• **WHAT TO PRODUCE**: Leave the pictures out. Return all other data exactly.

• **DATA**:
——————————

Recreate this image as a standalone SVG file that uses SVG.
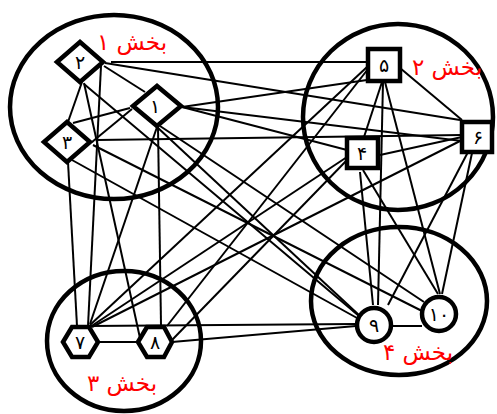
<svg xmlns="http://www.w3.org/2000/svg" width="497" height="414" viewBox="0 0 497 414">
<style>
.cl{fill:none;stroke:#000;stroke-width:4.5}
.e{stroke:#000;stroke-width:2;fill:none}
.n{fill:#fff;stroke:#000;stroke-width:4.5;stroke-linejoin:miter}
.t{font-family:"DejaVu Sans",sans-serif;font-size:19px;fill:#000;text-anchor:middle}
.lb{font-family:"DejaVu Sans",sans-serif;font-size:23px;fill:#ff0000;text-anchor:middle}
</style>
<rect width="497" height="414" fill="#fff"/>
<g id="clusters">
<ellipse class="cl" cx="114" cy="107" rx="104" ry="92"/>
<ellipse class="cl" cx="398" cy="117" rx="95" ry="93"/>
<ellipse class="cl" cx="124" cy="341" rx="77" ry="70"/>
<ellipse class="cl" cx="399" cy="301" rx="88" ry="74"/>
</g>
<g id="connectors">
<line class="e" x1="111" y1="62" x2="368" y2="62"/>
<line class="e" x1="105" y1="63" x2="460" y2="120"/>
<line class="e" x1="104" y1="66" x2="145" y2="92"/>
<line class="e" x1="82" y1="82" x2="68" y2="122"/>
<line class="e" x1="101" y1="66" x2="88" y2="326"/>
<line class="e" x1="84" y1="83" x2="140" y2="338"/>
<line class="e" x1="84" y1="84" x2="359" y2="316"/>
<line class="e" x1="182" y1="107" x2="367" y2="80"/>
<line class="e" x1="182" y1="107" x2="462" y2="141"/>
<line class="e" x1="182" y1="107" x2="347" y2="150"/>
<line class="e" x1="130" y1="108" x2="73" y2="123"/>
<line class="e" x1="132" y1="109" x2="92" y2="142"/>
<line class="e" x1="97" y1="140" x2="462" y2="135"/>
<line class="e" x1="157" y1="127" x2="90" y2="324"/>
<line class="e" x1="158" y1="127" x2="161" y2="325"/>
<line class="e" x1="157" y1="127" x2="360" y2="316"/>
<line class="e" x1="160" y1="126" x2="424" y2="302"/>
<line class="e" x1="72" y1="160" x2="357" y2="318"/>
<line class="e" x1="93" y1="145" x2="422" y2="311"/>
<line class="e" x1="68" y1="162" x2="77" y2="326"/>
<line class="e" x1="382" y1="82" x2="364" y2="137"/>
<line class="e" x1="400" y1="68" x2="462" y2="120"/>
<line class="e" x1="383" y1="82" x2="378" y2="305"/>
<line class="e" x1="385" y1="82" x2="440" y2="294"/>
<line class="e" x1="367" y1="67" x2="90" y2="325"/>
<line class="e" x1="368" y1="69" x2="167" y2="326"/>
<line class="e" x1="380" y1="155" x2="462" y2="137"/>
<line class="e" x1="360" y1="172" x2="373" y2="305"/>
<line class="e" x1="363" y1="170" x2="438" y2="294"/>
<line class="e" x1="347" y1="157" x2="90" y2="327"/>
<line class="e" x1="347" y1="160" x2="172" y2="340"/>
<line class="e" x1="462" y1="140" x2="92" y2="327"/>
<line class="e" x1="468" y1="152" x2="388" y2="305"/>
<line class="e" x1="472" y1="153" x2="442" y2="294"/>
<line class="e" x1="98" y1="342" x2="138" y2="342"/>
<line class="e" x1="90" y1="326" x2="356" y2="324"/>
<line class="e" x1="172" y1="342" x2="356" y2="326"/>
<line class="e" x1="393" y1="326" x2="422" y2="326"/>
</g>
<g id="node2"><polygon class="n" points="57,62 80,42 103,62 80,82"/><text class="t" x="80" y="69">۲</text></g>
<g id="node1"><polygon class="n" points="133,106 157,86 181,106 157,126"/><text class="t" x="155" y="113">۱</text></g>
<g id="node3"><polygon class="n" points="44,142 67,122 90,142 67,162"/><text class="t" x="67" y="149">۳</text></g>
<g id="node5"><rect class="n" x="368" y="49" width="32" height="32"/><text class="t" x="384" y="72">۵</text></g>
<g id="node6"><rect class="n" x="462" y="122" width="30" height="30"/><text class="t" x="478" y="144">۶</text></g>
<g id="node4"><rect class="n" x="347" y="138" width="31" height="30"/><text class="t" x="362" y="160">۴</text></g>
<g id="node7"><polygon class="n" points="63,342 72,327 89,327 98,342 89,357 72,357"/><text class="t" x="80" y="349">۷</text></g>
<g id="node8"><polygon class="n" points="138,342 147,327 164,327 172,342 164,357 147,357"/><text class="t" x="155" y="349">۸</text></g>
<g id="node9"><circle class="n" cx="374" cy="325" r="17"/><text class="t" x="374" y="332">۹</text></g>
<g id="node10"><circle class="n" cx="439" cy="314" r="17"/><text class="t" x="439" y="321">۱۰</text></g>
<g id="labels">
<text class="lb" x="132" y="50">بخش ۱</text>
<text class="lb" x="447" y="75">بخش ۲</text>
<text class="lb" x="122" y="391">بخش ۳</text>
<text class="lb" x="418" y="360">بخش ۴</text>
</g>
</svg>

——————————

• **SOLVED PROBLEM**:
Recreate this image as a standalone SVG file that uses SVG.
<svg xmlns="http://www.w3.org/2000/svg" width="497" height="414" viewBox="0 0 497 414">
<style>
.cl{fill:none;stroke:#000;stroke-width:4.5}
.e{stroke:#000;stroke-width:2;fill:none}
.n{fill:#fff;stroke:#000;stroke-width:4.5;stroke-linejoin:miter}
.t{font-family:"DejaVu Sans",sans-serif;font-size:19px;fill:#000;text-anchor:middle}
.lb{font-family:"DejaVu Sans",sans-serif;font-size:23px;fill:#ff0000;text-anchor:middle}
</style>
<rect width="497" height="414" fill="#fff"/>
<g id="clusters">
<ellipse class="cl" cx="114" cy="107" rx="104" ry="92"/>
<ellipse class="cl" cx="398" cy="117" rx="95" ry="93"/>
<ellipse class="cl" cx="124" cy="341" rx="77" ry="70"/>
<ellipse class="cl" cx="399" cy="301" rx="88" ry="74"/>
</g>
<g id="connectors">
<line class="e" x1="111" y1="62" x2="368" y2="62"/>
<line class="e" x1="105" y1="63" x2="460" y2="120"/>
<line class="e" x1="104" y1="66" x2="145" y2="92"/>
<line class="e" x1="82" y1="82" x2="68" y2="122"/>
<line class="e" x1="101" y1="66" x2="88" y2="326"/>
<line class="e" x1="84" y1="83" x2="140" y2="338"/>
<line class="e" x1="84" y1="84" x2="359" y2="316"/>
<line class="e" x1="182" y1="107" x2="367" y2="80"/>
<line class="e" x1="182" y1="107" x2="462" y2="141"/>
<line class="e" x1="182" y1="107" x2="347" y2="150"/>
<line class="e" x1="130" y1="108" x2="73" y2="123"/>
<line class="e" x1="132" y1="109" x2="92" y2="142"/>
<line class="e" x1="97" y1="140" x2="462" y2="135"/>
<line class="e" x1="157" y1="127" x2="90" y2="324"/>
<line class="e" x1="158" y1="127" x2="161" y2="325"/>
<line class="e" x1="157" y1="127" x2="360" y2="316"/>
<line class="e" x1="160" y1="126" x2="424" y2="302"/>
<line class="e" x1="72" y1="160" x2="357" y2="318"/>
<line class="e" x1="93" y1="145" x2="422" y2="311"/>
<line class="e" x1="68" y1="162" x2="77" y2="326"/>
<line class="e" x1="382" y1="82" x2="364" y2="137"/>
<line class="e" x1="400" y1="68" x2="462" y2="120"/>
<line class="e" x1="383" y1="82" x2="378" y2="305"/>
<line class="e" x1="385" y1="82" x2="440" y2="294"/>
<line class="e" x1="367" y1="67" x2="90" y2="325"/>
<line class="e" x1="368" y1="69" x2="167" y2="326"/>
<line class="e" x1="380" y1="155" x2="462" y2="137"/>
<line class="e" x1="360" y1="172" x2="373" y2="305"/>
<line class="e" x1="363" y1="170" x2="438" y2="294"/>
<line class="e" x1="347" y1="157" x2="90" y2="327"/>
<line class="e" x1="347" y1="160" x2="172" y2="340"/>
<line class="e" x1="462" y1="140" x2="92" y2="327"/>
<line class="e" x1="468" y1="152" x2="388" y2="305"/>
<line class="e" x1="472" y1="153" x2="442" y2="294"/>
<line class="e" x1="98" y1="342" x2="138" y2="342"/>
<line class="e" x1="90" y1="326" x2="356" y2="324"/>
<line class="e" x1="172" y1="342" x2="356" y2="326"/>
<line class="e" x1="393" y1="326" x2="422" y2="326"/>
</g>
<g id="node2"><polygon class="n" points="57,62 80,42 103,62 80,82"/><text class="t" x="80" y="69">۲</text></g>
<g id="node1"><polygon class="n" points="133,106 157,86 181,106 157,126"/><text class="t" x="155" y="113">۱</text></g>
<g id="node3"><polygon class="n" points="44,142 67,122 90,142 67,162"/><text class="t" x="67" y="149">۳</text></g>
<g id="node5"><rect class="n" x="368" y="49" width="32" height="32"/><text class="t" x="384" y="72">۵</text></g>
<g id="node6"><rect class="n" x="462" y="122" width="30" height="30"/><text class="t" x="478" y="144">۶</text></g>
<g id="node4"><rect class="n" x="347" y="138" width="31" height="30"/><text class="t" x="362" y="160">۴</text></g>
<g id="node7"><polygon class="n" points="63,342 72,327 89,327 98,342 89,357 72,357"/><text class="t" x="80" y="349">۷</text></g>
<g id="node8"><polygon class="n" points="138,342 147,327 164,327 172,342 164,357 147,357"/><text class="t" x="155" y="349">۸</text></g>
<g id="node9"><circle class="n" cx="374" cy="325" r="17"/><text class="t" x="374" y="332">۹</text></g>
<g id="node10"><circle class="n" cx="439" cy="314" r="17"/><text class="t" x="439" y="321">۱۰</text></g>
<g id="labels">
<text class="lb" x="132" y="50">بخش ۱</text>
<text class="lb" x="447" y="75">بخش ۲</text>
<text class="lb" x="122" y="391">بخش ۳</text>
<text class="lb" x="418" y="360">بخش ۴</text>
</g>
</svg>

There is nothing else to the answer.